--- start of DATASET EXCERPTS ---
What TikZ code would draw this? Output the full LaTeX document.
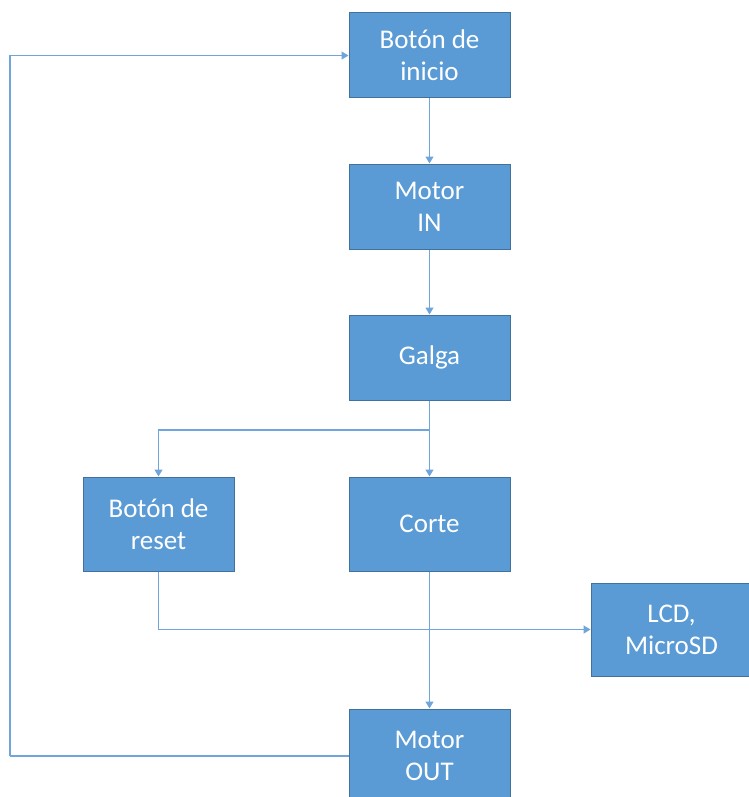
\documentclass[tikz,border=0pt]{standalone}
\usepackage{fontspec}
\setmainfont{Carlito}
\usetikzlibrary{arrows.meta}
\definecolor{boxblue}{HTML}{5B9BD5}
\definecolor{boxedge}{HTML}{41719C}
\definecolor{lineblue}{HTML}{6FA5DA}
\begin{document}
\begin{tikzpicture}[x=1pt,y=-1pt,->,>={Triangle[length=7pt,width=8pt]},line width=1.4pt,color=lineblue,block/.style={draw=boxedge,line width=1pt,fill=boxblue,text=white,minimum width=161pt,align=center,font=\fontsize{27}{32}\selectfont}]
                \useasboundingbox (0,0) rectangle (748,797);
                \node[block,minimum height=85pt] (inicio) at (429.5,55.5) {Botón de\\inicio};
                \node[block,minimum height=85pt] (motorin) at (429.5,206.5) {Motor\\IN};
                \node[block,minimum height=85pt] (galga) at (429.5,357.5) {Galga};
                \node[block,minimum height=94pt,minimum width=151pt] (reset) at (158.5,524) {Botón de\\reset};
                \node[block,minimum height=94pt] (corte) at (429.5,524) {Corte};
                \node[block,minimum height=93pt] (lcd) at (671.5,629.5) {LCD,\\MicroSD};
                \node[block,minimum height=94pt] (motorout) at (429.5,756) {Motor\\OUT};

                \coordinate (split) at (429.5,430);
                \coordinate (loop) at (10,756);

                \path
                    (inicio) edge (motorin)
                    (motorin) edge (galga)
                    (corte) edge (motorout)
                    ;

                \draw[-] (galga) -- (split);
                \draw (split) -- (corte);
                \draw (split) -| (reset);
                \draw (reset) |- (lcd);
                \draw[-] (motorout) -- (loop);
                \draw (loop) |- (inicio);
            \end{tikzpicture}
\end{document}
--- end of DATASET EXCERPTS ---
--- start of DATASET EXCERPTS ---
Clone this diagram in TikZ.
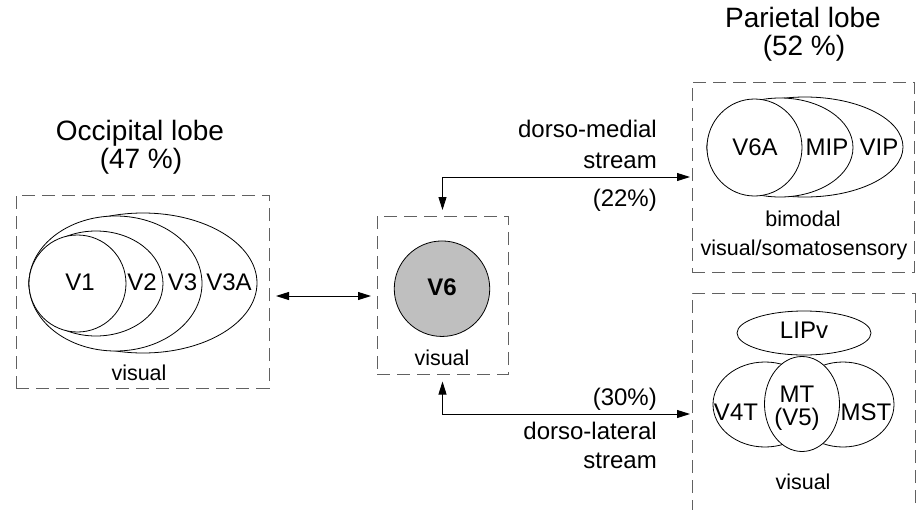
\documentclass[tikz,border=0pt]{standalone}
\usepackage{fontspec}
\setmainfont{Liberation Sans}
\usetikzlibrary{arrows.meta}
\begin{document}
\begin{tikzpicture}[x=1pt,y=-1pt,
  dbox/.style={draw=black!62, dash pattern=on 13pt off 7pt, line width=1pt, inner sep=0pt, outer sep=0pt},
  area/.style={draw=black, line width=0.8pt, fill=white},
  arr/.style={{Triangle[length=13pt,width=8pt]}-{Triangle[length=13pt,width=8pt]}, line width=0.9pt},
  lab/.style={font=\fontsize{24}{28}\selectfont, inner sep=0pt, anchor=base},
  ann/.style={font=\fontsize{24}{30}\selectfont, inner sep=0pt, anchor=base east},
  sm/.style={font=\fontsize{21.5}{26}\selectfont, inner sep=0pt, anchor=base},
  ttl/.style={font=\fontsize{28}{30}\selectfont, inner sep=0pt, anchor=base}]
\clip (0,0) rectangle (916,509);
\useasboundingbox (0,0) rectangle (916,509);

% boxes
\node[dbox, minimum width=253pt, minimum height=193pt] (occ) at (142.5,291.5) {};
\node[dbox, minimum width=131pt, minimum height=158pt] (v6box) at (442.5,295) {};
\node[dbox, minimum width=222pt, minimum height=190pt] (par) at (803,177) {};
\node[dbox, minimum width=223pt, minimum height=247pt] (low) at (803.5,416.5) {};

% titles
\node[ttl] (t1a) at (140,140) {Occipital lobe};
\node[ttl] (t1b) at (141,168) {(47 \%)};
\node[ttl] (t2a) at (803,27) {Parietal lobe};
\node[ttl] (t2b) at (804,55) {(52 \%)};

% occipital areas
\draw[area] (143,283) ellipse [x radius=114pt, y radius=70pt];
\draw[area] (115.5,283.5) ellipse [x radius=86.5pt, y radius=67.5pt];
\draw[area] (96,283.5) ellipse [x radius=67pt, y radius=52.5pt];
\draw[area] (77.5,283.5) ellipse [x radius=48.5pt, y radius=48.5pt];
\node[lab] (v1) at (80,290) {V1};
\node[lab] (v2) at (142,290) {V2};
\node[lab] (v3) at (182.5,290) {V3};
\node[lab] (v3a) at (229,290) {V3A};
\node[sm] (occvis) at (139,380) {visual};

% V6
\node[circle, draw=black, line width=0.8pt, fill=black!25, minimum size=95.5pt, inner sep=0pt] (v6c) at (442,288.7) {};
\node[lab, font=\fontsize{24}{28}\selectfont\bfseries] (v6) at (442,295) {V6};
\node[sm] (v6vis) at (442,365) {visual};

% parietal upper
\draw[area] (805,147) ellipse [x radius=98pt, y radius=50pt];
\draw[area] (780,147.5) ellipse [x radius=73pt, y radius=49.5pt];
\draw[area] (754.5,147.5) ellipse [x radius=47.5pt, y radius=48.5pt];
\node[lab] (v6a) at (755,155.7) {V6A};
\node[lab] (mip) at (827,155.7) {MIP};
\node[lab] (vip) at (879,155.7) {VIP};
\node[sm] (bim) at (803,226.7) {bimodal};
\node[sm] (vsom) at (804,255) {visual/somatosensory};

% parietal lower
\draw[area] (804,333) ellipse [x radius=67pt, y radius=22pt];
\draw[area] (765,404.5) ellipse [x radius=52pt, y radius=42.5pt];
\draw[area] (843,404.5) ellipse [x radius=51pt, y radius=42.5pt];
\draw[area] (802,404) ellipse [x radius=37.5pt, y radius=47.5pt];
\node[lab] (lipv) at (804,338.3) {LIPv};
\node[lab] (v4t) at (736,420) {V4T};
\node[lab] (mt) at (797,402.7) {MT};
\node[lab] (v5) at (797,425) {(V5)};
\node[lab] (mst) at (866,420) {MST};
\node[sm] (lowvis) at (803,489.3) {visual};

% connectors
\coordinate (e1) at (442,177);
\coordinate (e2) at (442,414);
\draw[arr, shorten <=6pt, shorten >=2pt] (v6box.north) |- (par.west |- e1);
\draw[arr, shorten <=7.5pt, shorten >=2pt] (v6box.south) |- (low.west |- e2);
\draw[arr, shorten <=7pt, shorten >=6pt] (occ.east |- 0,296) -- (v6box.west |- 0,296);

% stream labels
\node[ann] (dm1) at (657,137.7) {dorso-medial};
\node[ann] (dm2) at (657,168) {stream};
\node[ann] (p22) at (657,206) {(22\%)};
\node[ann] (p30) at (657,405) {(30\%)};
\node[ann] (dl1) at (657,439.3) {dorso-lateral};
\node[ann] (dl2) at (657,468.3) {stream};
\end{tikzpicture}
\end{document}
--- end of DATASET EXCERPTS ---
[WRITTEN TASK] Word for word, repeat the lines above from the one with "What TikZ code" through the one with "(loop) at (10,756);", and nothing beyond them. Omit the pictures.

[ANSWER]
What TikZ code would draw this? Output the full LaTeX document.
\documentclass[tikz,border=0pt]{standalone}
\usepackage{fontspec}
\setmainfont{Carlito}
\usetikzlibrary{arrows.meta}
\definecolor{boxblue}{HTML}{5B9BD5}
\definecolor{boxedge}{HTML}{41719C}
\definecolor{lineblue}{HTML}{6FA5DA}
\begin{document}
\begin{tikzpicture}[x=1pt,y=-1pt,->,>={Triangle[length=7pt,width=8pt]},line width=1.4pt,color=lineblue,block/.style={draw=boxedge,line width=1pt,fill=boxblue,text=white,minimum width=161pt,align=center,font=\fontsize{27}{32}\selectfont}]
                \useasboundingbox (0,0) rectangle (748,797);
                \node[block,minimum height=85pt] (inicio) at (429.5,55.5) {Botón de\\inicio};
                \node[block,minimum height=85pt] (motorin) at (429.5,206.5) {Motor\\IN};
                \node[block,minimum height=85pt] (galga) at (429.5,357.5) {Galga};
                \node[block,minimum height=94pt,minimum width=151pt] (reset) at (158.5,524) {Botón de\\reset};
                \node[block,minimum height=94pt] (corte) at (429.5,524) {Corte};
                \node[block,minimum height=93pt] (lcd) at (671.5,629.5) {LCD,\\MicroSD};
                \node[block,minimum height=94pt] (motorout) at (429.5,756) {Motor\\OUT};

                \coordinate (split) at (429.5,430);
                \coordinate (loop) at (10,756);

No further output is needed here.